At the same time, yoghurt has done just fine. I think I first tried yoghurts here in Spain as a child. The Danone people (a company from Barcelona), were putting out their early flavours by the time I first arrived here in 1966 (they actually started in 1919, selling the stuff in farmacias) and apart from the plain one (add jam and sugar), there was at least a strawberry one going strong. How long they might have lasted outside a fridge is probably best not to consider today. These days, there are an untold number of flavours clogging up the nation’s cold-shelves, with anything that grew on a tree or a stalk being processed into a yoghurt cup. You can now even get ‘Greek yoghurt’ (thicker than the usual stuff). Spain is not, with this notable exception, very kind to Greece (try and find a Greek restaurant, a pair of crapcatchers or a bottle of ouzo).
Together with yoghurt, another milk-based little number on the shelves is guajada, a set rennet made from sheep’s milk.
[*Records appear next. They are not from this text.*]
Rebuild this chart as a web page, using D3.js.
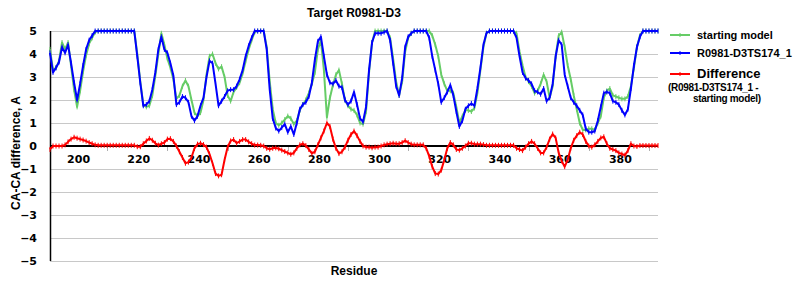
<!DOCTYPE html>
<html><head><meta charset="utf-8">
<script src="https://cdn.jsdelivr.net/npm/d3@7"></script>
<style>body{margin:0;background:#fff}svg{display:block}</style>
</head><body><svg id="c" width="800" height="300"></svg>
<script>
const firstResidue = 191;
const starting = [
4.2,3.3,3.4,3.7,4.5,4.2,4.5,3.5,2.45,1.7,
2.4,3.25,3.95,4.45,4.7,4.95,5,5,5,5,
5,5,5,5,5,5,5,5,5,4.0,
2.8,1.8,1.7,1.75,2.2,3.05,4.0,4.9,4.4,3.8,
3.4,2.9,2.05,2.2,2.6,2.85,2.6,2.0,1.45,1.3,
1.45,2.0,3.1,3.9,4.0,3.6,3.35,3.45,3.0,2.2,
1.95,2.35,2.55,2.75,3.15,3.7,4.2,4.6,4.95,5,
5,5,4.3,2.8,1.6,1.0,0.9,1.0,1.15,1.3,
1.2,0.95,1.1,1.55,1.8,2.0,2.3,2.7,3.2,4.2,
4.6,3.3,1.25,2.1,2.65,3.1,3.3,2.7,2.0,1.75,
1.6,1.55,1.35,1.0,0.95,1.5,3.2,4.5,5,5,
5,5,5,4.7,3.8,2.8,2.2,2.8,4.1,4.7,
4.9,5,5,5,5,5,5,4.8,4.4,3.9,
3.1,2.7,2.4,2.4,2.3,1.7,1.0,1.3,1.55,1.55,
1.5,1.65,2.3,3.3,4.3,4.9,5,5,5,5,
5,5,5,5,5,4.9,4.1,3.5,3.0,2.8,
2.6,2.3,2.4,2.7,3.1,2.8,2.1,2.6,3.9,4.8,
4.95,4.3,3.5,2.9,2.2,1.6,1.0,0.7,0.7,0.75,
0.75,0.7,1.0,1.3,2.1,2.4,2.5,2.2,2.15,2.1,
2.05,2.05,2.15,2.6,3.4,4.3,4.8,5,5,5,
5,5,5];
const model = [
4.05,3.2,3.4,3.65,4.3,4.05,4.4,3.6,2.75,2.0,
2.7,3.5,4.2,4.6,4.8,5,5,5,5,5,
5,5,5,5,5,5,5,5,5,3.9,
2.75,1.75,1.8,1.95,2.45,3.2,4.2,4.75,4.2,4.05,
3.6,3.05,1.8,1.9,2.15,2.1,1.9,1.3,1.1,1.3,
1.75,2.1,3.0,3.7,3.6,2.7,1.75,1.95,2.15,2.4,
2.45,2.45,2.6,2.9,3.3,3.9,4.35,4.7,5,5,
5,5,4.2,2.45,1.2,0.78,0.65,0.8,0.95,0.6,
0.85,0.5,1.0,1.6,1.8,1.9,2.15,2.75,3.75,4.55,
4.75,3.9,3.1,2.75,2.7,2.85,2.6,2.55,2.0,1.8,
1.95,2.35,1.8,1.2,1.05,1.7,3.3,4.5,4.9,4.9,
4.9,4.95,5,4.6,3.6,2.6,2.2,2.95,4.3,4.75,
4.9,5,5,5,5,5,4.7,3.9,3.3,2.7,
1.9,2.1,2.35,2.65,2.2,1.5,0.85,1.1,1.6,1.75,
1.85,1.75,2.5,3.4,4.4,4.9,5,5,5,5,
5,5,5,5,5,4.7,3.9,3.2,2.95,2.85,
2.7,2.4,2.35,2.25,2.5,1.95,2.1,2.7,3.9,4.6,
4.4,3.1,2.6,2.1,1.9,1.75,1.55,1.35,0.75,0.6,
0.6,0.65,1.1,1.7,2.3,2.35,2.3,1.95,1.9,1.8,
1.55,1.35,1.6,2.5,3.5,4.3,4.75,5,5,5,
5,5,5];
const difference = [
-0.15,0,0,0,0,0.05,0.18,0.3,0.38,0.34,
0.3,0.26,0.21,0.15,0.1,0.05,0.03,0.03,0.03,0.03,
0.03,0.03,0.03,0.03,0.03,0.03,0.03,0.03,0.03,-0.03,
-0.03,0.1,0.22,0.33,0.25,0.12,0.04,0.1,0.15,0.3,
0.32,0.2,0,-0.25,-0.5,-0.75,-0.7,-0.5,-0.1,0.08,
0.12,0.06,-0.05,-0.35,-0.75,-1.2,-1.3,-1.25,-0.6,-0.05,
0.22,0.28,0.12,0.2,0.28,0.28,0.18,0.1,0.04,0.04,
0.03,0,-0.1,-0.14,-0.1,-0.08,-0.12,-0.18,-0.24,-0.3,
-0.36,-0.3,-0.1,0.05,0.1,0.02,-0.15,-0.32,-0.25,0.05,
0.35,0.65,1.0,0.85,0.3,-0.1,-0.33,-0.25,-0.05,0.25,
0.5,0.65,0.45,0.2,0,-0.05,-0.05,-0.08,-0.05,-0.05,
0,0.05,0.08,0.1,0.12,0.1,0.1,0.15,0.23,0.15,
0.08,0.05,0.05,0.05,0.05,-0.1,-0.45,-0.9,-1.2,-1.22,
-1.05,-0.6,-0.1,0.15,0.05,-0.15,-0.18,-0.1,0,0.12,
0.12,0.08,0.08,0.08,0.06,0.03,0.03,0.03,0.03,0.03,
0.03,0.03,0.03,0.03,0.03,-0.1,-0.15,-0.2,-0.05,0.1,
0.2,0.1,-0.1,-0.3,-0.3,-0.05,0.3,0.52,0.35,-0.3,
-0.65,-0.9,-0.6,-0.1,0.25,0.45,0.6,0.5,0.2,0,
-0.05,0.05,0.2,0.35,0.4,0.1,-0.1,-0.15,-0.2,-0.3,
-0.35,-0.4,-0.2,0.1,0,-0.02,0.02,0.02,0.02,0.02,
0.02,0.02,0.02];
const yTicks = [5,4,3,2,1,0,-1,-2,-3,-4,-5];
const xLabelTicks = [200,220,240,260,280,300,320,340,360,380];
const xMinorTicks = [210,230,250,270,290,310,330,350,370,390];
const seriesNames = ["starting model","R0981-D3TS174_1","Difference"];
const colors = ["#66cc66","#0000ff","#ff0000"];

const residues = starting.map((_, i) => firstResidue + i);
const svg = d3.select("#c");
const x = d3.scaleLinear().domain([191, 393]).range([50, 658]);
const y = d3.scaleLinear().domain([-5, 5]).range([261, 31]);
const boldSans = "'Liberation Sans', Arial, sans-serif";
const tickFont = "'DejaVu Sans', sans-serif";

// gridlines
svg.append("g").selectAll("line").data(yTicks.filter(d => d !== 0)).join("line")
  .attr("x1", 50).attr("x2", 658).attr("y1", d => y(d)).attr("y2", d => y(d))
  .attr("stroke", "#c8c8c8").attr("stroke-width", 1).attr("shape-rendering", "crispEdges");

// x minor ticks
svg.append("g").selectAll("line").data(xMinorTicks).join("line")
  .attr("x1", d => Math.round(x(d)) + 0.5).attr("x2", d => Math.round(x(d)) + 0.5)
  .attr("y1", y(0)).attr("y2", y(0) + 5).attr("stroke", "#b0b0b0");

// zero line & y axis
svg.append("line").attr("x1", 50).attr("x2", 658).attr("y1", y(0)).attr("y2", y(0))
  .attr("stroke", "#000").attr("stroke-width", 1.2).attr("shape-rendering", "crispEdges");
svg.append("line").attr("x1", 50.5).attr("x2", 50.5).attr("y1", y(5)).attr("y2", y(-5))
  .attr("stroke", "#000").attr("stroke-width", 1.5);

// y labels
svg.append("g").selectAll("text").data(yTicks).join("text")
  .attr("x", 37).attr("y", d => y(d)).attr("dy", "0.36em").attr("text-anchor", "end")
  .attr("font-family", tickFont).attr("font-weight", "bold").attr("font-size", 11)
  .text(d => d < 0 ? "\u2212" + Math.abs(d) : d);

// x labels
svg.append("g").selectAll("text").data(xLabelTicks).join("text")
  .attr("x", d => x(d) + 1.5).attr("y", 163).attr("text-anchor", "middle")
  .attr("font-family", tickFont).attr("font-weight", "bold").attr("font-size", 11)
  .text(d => d);

// series
const line = d3.line().x((d, i) => x(residues[i])).y(d => y(d));
const allSeries = [starting, model, difference];
allSeries.forEach((s, k) => {
  const g = svg.append("g");
  g.append("path").datum(s).attr("d", line).attr("fill", "none")
    .attr("stroke", colors[k]).attr("stroke-width", 2).attr("stroke-linejoin", "round");
  g.selectAll("path.m").data(s).join("path").attr("class", "m")
    .attr("d", (d, i) => {
      const px = x(residues[i]), py = y(d);
      return `M${px},${py - 2.5}V${py + 2.5}`;
    })
    .attr("stroke", colors[k]).attr("stroke-width", 1);
});

// title
svg.append("text").attr("x", 354).attr("y", 17).attr("text-anchor", "middle")
  .attr("font-family", boldSans).attr("font-weight", "bold").attr("font-size", 12)
  .text("Target R0981-D3");
// x title
svg.append("text").attr("x", 354).attr("y", 275).attr("text-anchor", "middle")
  .attr("font-family", boldSans).attr("font-weight", "bold").attr("font-size", 12)
  .text("Residue");
// y title
svg.append("text").attr("transform", "translate(20,153) rotate(-90)").attr("text-anchor", "middle")
  .attr("font-family", boldSans).attr("font-weight", "bold").attr("font-size", 12)
  .text("CA-CA difference, A");

// legend
const legY = [35, 53, 74];
const leg = svg.append("g");
seriesNames.forEach((n, k) => {
  leg.append("line").attr("x1", 670).attr("x2", 690).attr("y1", legY[k]).attr("y2", legY[k])
    .attr("stroke", colors[k]).attr("stroke-width", 2);
  leg.append("path").attr("d", `M680,${legY[k] - 2}V${legY[k] + 2}`).attr("stroke", colors[k]);
  leg.append("text").attr("x", 697).attr("y", legY[k] + 4)
    .attr("font-family", boldSans).attr("font-weight", "bold").attr("font-size", k === 2 ? 13 : 11)
    .text(n);
});
leg.append("text").attr("x", 668).attr("y", 91)
  .attr("font-family", boldSans).attr("font-weight", "bold").attr("font-size", 10)
  .attr("letter-spacing", -0.3).text("(R0981-D3TS174_1 -");
leg.append("text").attr("x", 693).attr("y", 102)
  .attr("font-family", boldSans).attr("font-weight", "bold").attr("font-size", 10)
  .attr("letter-spacing", -0.3).text("starting model)");
</script></body></html>
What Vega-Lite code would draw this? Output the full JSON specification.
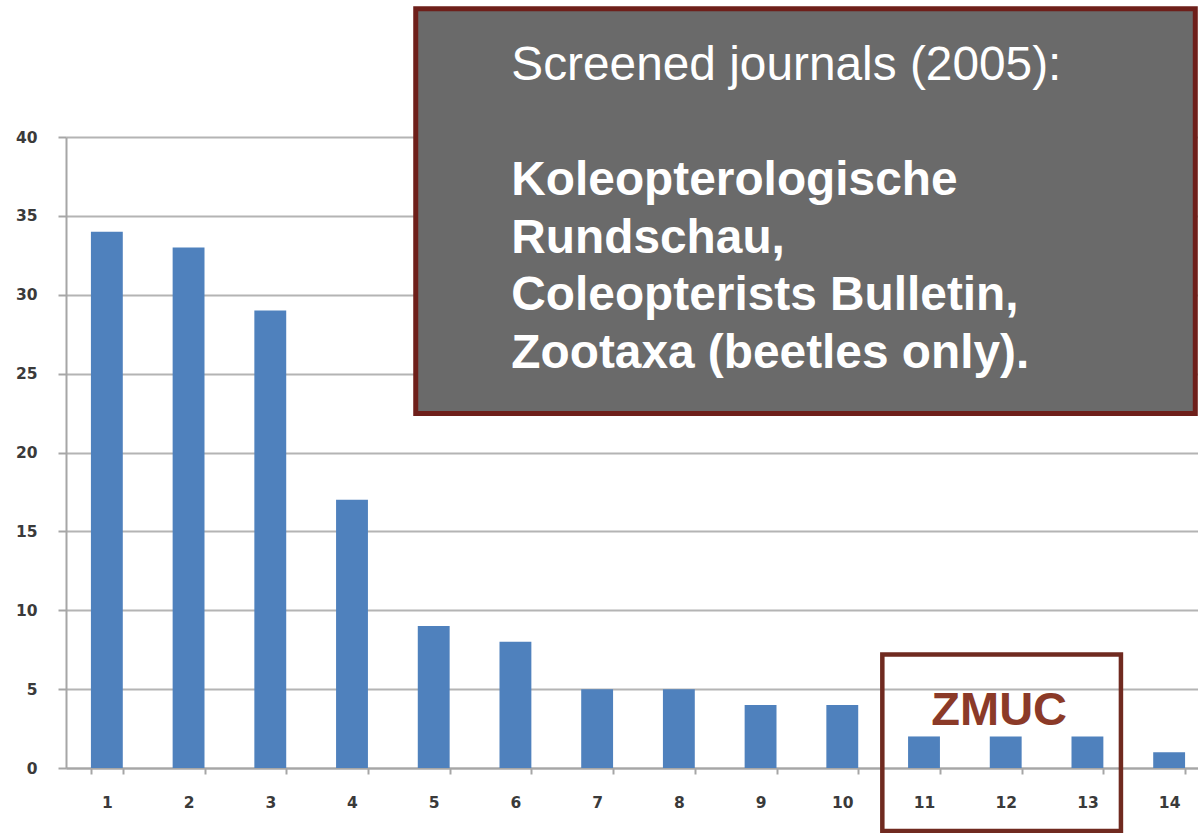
{
  "$schema": "https://vega.github.io/schema/vega-lite/v6.json",
  "autosize": {"type": "none"},
  "padding": {"left": 66, "top": 137, "right": 0, "bottom": 65},
  "width": 1132,
  "height": 631,
  "background": "white",
  "config": {"view": {"stroke": null}},
  "datasets": {
    "bars": [
      {"n": "1", "count": 34}, {"n": "2", "count": 33}, {"n": "3", "count": 29},
      {"n": "4", "count": 17}, {"n": "5", "count": 9}, {"n": "6", "count": 8},
      {"n": "7", "count": 5}, {"n": "8", "count": 5}, {"n": "9", "count": 4},
      {"n": "10", "count": 4}, {"n": "11", "count": 2}, {"n": "12", "count": 2},
      {"n": "13", "count": 2}, {"n": "14", "count": 1}
    ],
    "boxes": [
      {"name": "journals", "x1": 4.78, "x2": 14.32, "y1": 22.47, "y2": 48.13},
      {"name": "zmuc", "x1": 10.49, "x2": 13.41, "y1": -3.99, "y2": 7.19}
    ],
    "heading": [{"x": 5.95, "y": 43.6, "label": "Screened journals (2005):"}],
    "journals": [{"x": 5.95, "y": 36.31, "label": ["Koleopterologische", "Rundschau,", "Coleopterists Bulletin,", "Zootaxa (beetles only)."]}],
    "zmuc": [{"x": 11.92, "y": 2.72, "label": "ZMUC"}]
  },
  "layer": [
    {
      "data": {"name": "bars"},
      "mark": {"type": "bar", "color": "#4f81bd"},
      "encoding": {
        "x": {
          "field": "n", "type": "ordinal", "sort": null,
          "scale": {"range": [0, 1144], "paddingInner": 0.61, "paddingOuter": 0.305},
          "axis": {
            "title": null, "labelAngle": 0, "tickBand": "extent",
            "domainColor": "#a6a6a6", "domainWidth": 2,
            "tickColor": "#a6a6a6", "tickWidth": 2, "tickSize": 6,
            "labelFont": "DejaVu Sans", "labelFontSize": 15.5, "labelFontWeight": "bold", "labelColor": "#3a3a3a",
            "labelPadding": 21, "grid": false
          }
        },
        "y": {
          "field": "count", "type": "quantitative",
          "scale": {"domain": [0, 40], "nice": false},
          "axis": {
            "title": null, "values": [0, 5, 10, 15, 20, 25, 30, 35, 40],
            "domainColor": "#a6a6a6", "domainWidth": 2,
            "tickColor": "#a6a6a6", "tickWidth": 2, "tickSize": 8,
            "gridColor": "#b4b4b4", "gridWidth": 2,
            "labelFont": "DejaVu Sans", "labelFontSize": 15.5, "labelFontWeight": "bold", "labelColor": "#3a3a3a",
            "labelPadding": 21
          }
        }
      }
    },
    {
      "data": {"name": "boxes"},
      "transform": [{"filter": "datum.name === 'journals'"}],
      "mark": {"type": "rect", "fill": "#6a6a6a", "stroke": "#6e1f1a", "strokeWidth": 5, "clip": false},
      "encoding": {
        "x": {"field": "x1", "type": "quantitative", "scale": {"domain": [0.5, 14.5], "range": [0, 1144], "nice": false, "zero": false}, "axis": null},
        "x2": {"field": "x2"},
        "y": {"field": "y1", "type": "quantitative"},
        "y2": {"field": "y2"}
      }
    },
    {
      "data": {"name": "heading"},
      "mark": {"type": "text", "align": "left", "baseline": "alphabetic", "font": "Liberation Sans", "fontSize": 47.8, "fill": "white", "clip": false},
      "encoding": {
        "x": {"field": "x", "type": "quantitative", "scale": {"domain": [0.5, 14.5], "range": [0, 1144], "nice": false, "zero": false}, "axis": null},
        "y": {"field": "y", "type": "quantitative"},
        "text": {"field": "label"}
      }
    },
    {
      "data": {"name": "journals"},
      "mark": {"type": "text", "align": "left", "baseline": "alphabetic", "font": "Liberation Sans", "fontWeight": "bold", "fontSize": 47.8, "lineHeight": 57.5, "fill": "white", "clip": false},
      "encoding": {
        "x": {"field": "x", "type": "quantitative", "scale": {"domain": [0.5, 14.5], "range": [0, 1144], "nice": false, "zero": false}, "axis": null},
        "y": {"field": "y", "type": "quantitative"},
        "text": {"field": "label"}
      }
    },
    {
      "data": {"name": "boxes"},
      "transform": [{"filter": "datum.name === 'zmuc'"}],
      "mark": {"type": "rect", "fill": "transparent", "stroke": "#702a20", "strokeWidth": 4.5, "clip": false},
      "encoding": {
        "x": {"field": "x1", "type": "quantitative", "scale": {"domain": [0.5, 14.5], "range": [0, 1144], "nice": false, "zero": false}, "axis": null},
        "x2": {"field": "x2"},
        "y": {"field": "y1", "type": "quantitative"},
        "y2": {"field": "y2"}
      }
    },
    {
      "data": {"name": "zmuc"},
      "mark": {"type": "text", "align": "center", "baseline": "alphabetic", "font": "Liberation Sans", "fontWeight": "bold", "fontSize": 47, "fill": "#8b3a28", "clip": false},
      "encoding": {
        "x": {"field": "x", "type": "quantitative", "scale": {"domain": [0.5, 14.5], "range": [0, 1144], "nice": false, "zero": false}, "axis": null},
        "y": {"field": "y", "type": "quantitative"},
        "text": {"field": "label"}
      }
    }
  ],
  "resolve": {"scale": {"x": "independent"}, "axis": {"x": "independent"}}
}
It comes in a little stone pot. With a squirt of honey, it’s pretty good.
Spain triumphs with its ice creams. The main area for ‘artesanal’ ices is the interior of Alicante and Valencia provinces, notably Jijona (also famous for its nougat). Heladerías cover the main streets and offer dozens of alternatives. They (thank goodness) are all licenced, so you can put a shot of whisky on top of your tart. In fact, tarta al guisgüi (as the purists would spell it) is one of the best and most august of Spain’s postres, together with the ice-cream bar with two or three flavours (vanilla, strawberry and chocolate), natillas (a custardy thing) and the ubiquitous flan, the crème caramel. Then, there’s leche frita, or ‘fried milk’ – it comes in caramel covered chewy lumps – to try as well.
Before the fridge came along, and those fat blue bottles of Puleva ‘milk’ were still being used for arcane cooking reasons, Spaniards would often put condensed milk (which I think came from Holland) in their coffee. They still do, and as a ‘bonbón’, your coffee will give you a good kick-start.